We had never met the people we were going with, and when I got on the bus I was greatly surprised. There were 48 people, ranging in age from 14 to 79. In my naivety I sadly remember thinking to myself, what will the older people be able to do on this trip? And what will the immature 14 year olds be able to do? After all being 19 I thought I was so mature.
This mission trip in which we gutted out houses, and restored homes had a tremendous impact on my life and the way I understand the body of Christ to function. What changed me the most was not seeing the devastation, but seeing the body of Christ at work. We did not all have the same gifts and talents. So some cooked meals, some hung drywall, some did electrical work, and the list goes on and on. But we were united as the body of Christ in building God’ Kingdom for his glory. And we couldn’t have functioned without each member.
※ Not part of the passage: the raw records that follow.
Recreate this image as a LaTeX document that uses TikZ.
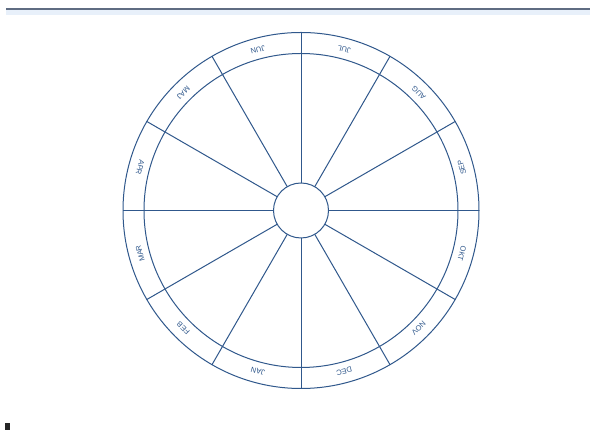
\documentclass[tikz,border=0pt]{standalone}
\usepackage{fontspec}
\setmainfont{Liberation Sans}
\usepackage{xcolor}
\usepackage{tikz}
\usetikzlibrary{positioning}
\definecolor{ink}{RGB}{48,88,140}
\definecolor{edge}{RGB}{95,108,130}
\definecolor{haze}{RGB}{232,240,250}

\begin{document}
\begin{tikzpicture}[x=1pt,y=1pt]
\tikzset{
  ringc/.style={circle,draw=ink,line width=1pt,inner sep=0pt,outer sep=0pt},
  spoke/.style={draw=ink,line width=1pt},
  mon/.style={font=\fontsize{7.5}{8}\selectfont,text=ink,inner sep=0pt}
}
\useasboundingbox (0,0) rectangle (592,430);
\fill[white] (0,0) rectangle (592,430);
% ---- scan edge
\fill[haze] (6,415) rectangle (590,421);
\coordinate (e1) at (6,421);
\coordinate (e2) at (590,421);
\draw[edge,line width=1.2pt] (e1) -- (e2);
\fill[black!85] (5,0) rectangle (10,7);
% ---- wheel
\coordinate (c) at (301,219.5);
\node[ringc,minimum size=356pt] (rim)  at (c) {};
\node[ringc,minimum size=314pt] (band) at (c) {};
\node[ringc,minimum size=55pt]  (hub)  at (c) {};
\foreach \a in {0,30,...,330}
  \draw[spoke] (hub.\a) -- (rim.\a);
% ---- months (upper half turned in, lower half turned out)
\foreach \m/\a in {SEP/15,AUG/45,JUL/75,JUN/105,MAJ/135,APR/165}
  \node[mon,rotate=\a+90] (\m) at ([shift={(\a:166.5)}]c) {\m};
\foreach \m/\a in {MAR/195,FEB/225,JAN/255,DEC/285,NOV/315,OKT/345}
  \node[mon,rotate=\a-90] (\m) at ([shift={(\a:166.5)}]c) {\m};
\end{tikzpicture}
\end{document}
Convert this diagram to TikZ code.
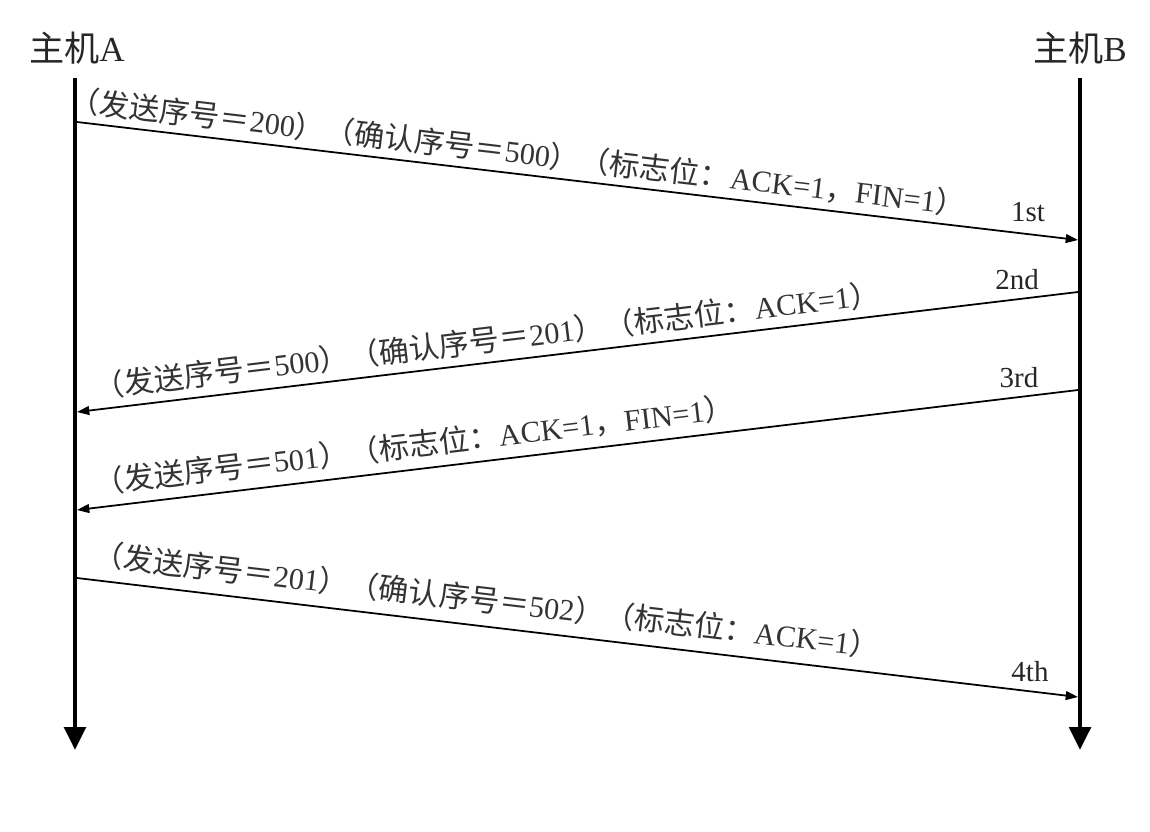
\documentclass[tikz,border=0pt]{standalone}
\usepackage{fontspec}
\setmainfont{Liberation Serif}
\newfontfamily\zhfont{Noto Sans CJK SC}
\newcommand{\zh}[1]{{\zhfont #1}}
\usetikzlibrary{arrows.meta}
\begin{document}
\begin{tikzpicture}[x=0.02cm,y=-0.02cm,
  timeline/.style={line width=2.8pt,-{Triangle[length=13pt,width=12pt]}},
  msg/.style={line width=1pt,-{Triangle[length=7pt,width=5pt]}},
  host/.style={font=\fontsize{20}{24}\selectfont,text=black!85},
  msglabel/.style={font=\fontsize{17.2}{20}\selectfont,text=black!80,inner sep=0pt},
  seqlabel/.style={font=\fontsize{16.5}{19}\selectfont,text=black!85,inner sep=0pt}]
\useasboundingbox (0,0) rectangle (1150,832);
% hosts
\node[host] (hA) at (77,48) {\zh{主机}A};
\node[host] (hB) at (1080,48) {\zh{主机}B};
% timelines
\coordinate (Atop) at (75,78);
\coordinate (Abot) at (75,750);
\coordinate (Btop) at (1080,78);
\coordinate (Bbot) at (1080,750);
\draw[timeline] (Atop) -- (Abot);
\draw[timeline] (Btop) -- (Bbot);
% message endpoints
\coordinate (m1s) at (77,122);
\coordinate (m1e) at (1078,240);
\coordinate (m2s) at (1078,292);
\coordinate (m2e) at (77,412);
\coordinate (m3s) at (1078,390);
\coordinate (m3e) at (77,510);
\coordinate (m4s) at (77,578);
\coordinate (m4e) at (1078,697);
\draw[msg] (m1s) -- (m1e);
\draw[msg] (m2s) -- (m2e);
\draw[msg] (m3s) -- (m3e);
\draw[msg] (m4s) -- (m4e);
% message labels
\node[msglabel,rotate=-6.7] (t1) at (518,152)
  {\zh{（发送序号＝}200\zh{）（确认序号＝}500\zh{）（标志位：}ACK=1\zh{，}FIN=1\zh{）}};
\node[msglabel,rotate=6.8] (t2) at (487,340)
  {\zh{（发送序号＝}500\zh{）（确认序号＝}201\zh{）（标志位：}ACK=1\zh{）}};
\node[msglabel,rotate=6.8] (t3) at (414,445)
  {\zh{（发送序号＝}501\zh{）（标志位：}ACK=1\zh{，}FIN=1\zh{）}};
\node[msglabel,rotate=-6.75] (t4) at (487,600)
  {\zh{（发送序号＝}201\zh{）（确认序号＝}502\zh{）（标志位：}ACK=1\zh{）}};
% sequence labels
\node[seqlabel] (s1) at (1028,212) {1st};
\node[seqlabel] (s2) at (1017,280) {2nd};
\node[seqlabel] (s3) at (1019,378) {3rd};
\node[seqlabel] (s4) at (1030,672) {4th};
\end{tikzpicture}
\end{document}
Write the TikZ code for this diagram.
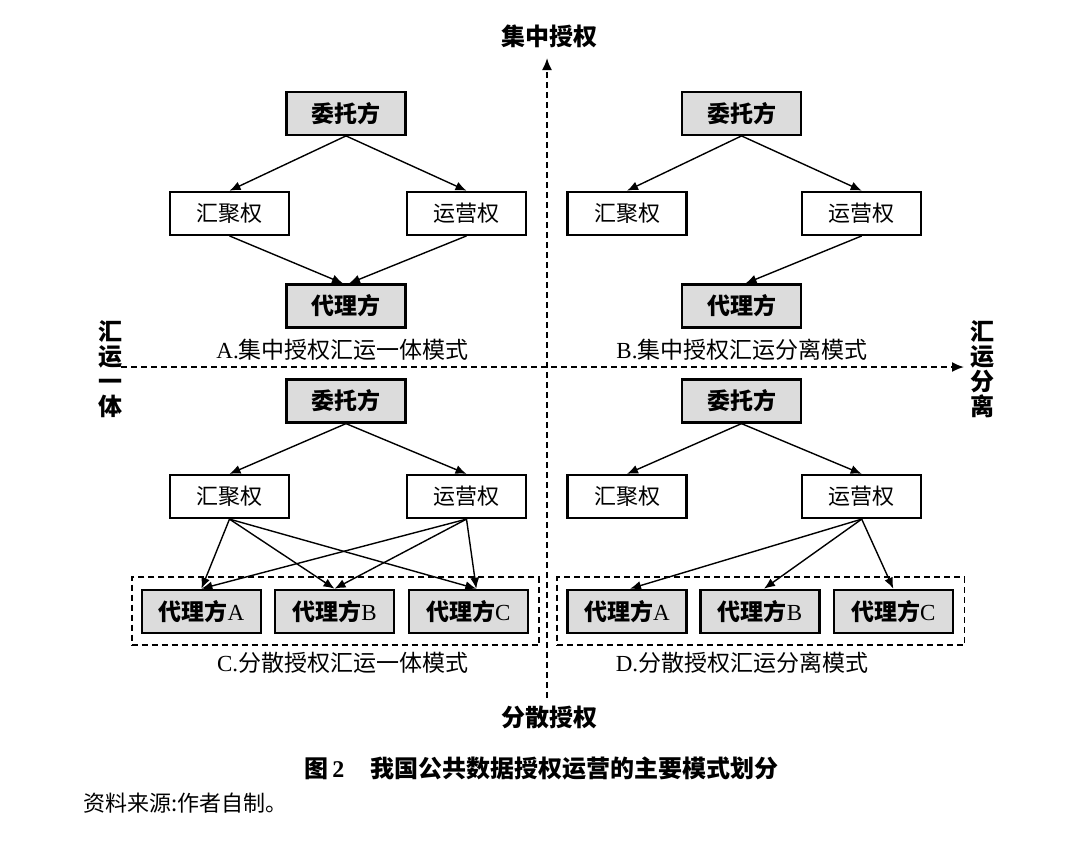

Paul believes that the Holy Spirit gives to each Christian community, each fellowship of believers, every church, all the gifts and graces it needs to be what it ought to be—and He still provides today! The church is not merely a human organization; the body of Christ is not like our human bodies that eventually fail and decay. The work of the body of Christ is the work of God’s Kingdom that will endure for all eternity.
I’m excited about God is already using each of us. But I think he wants to do more. I think he wants to pour out more gifts, and open our eyes to the gifts he has given us for the common good of our church at work in our community for God’s Kingdom and glory.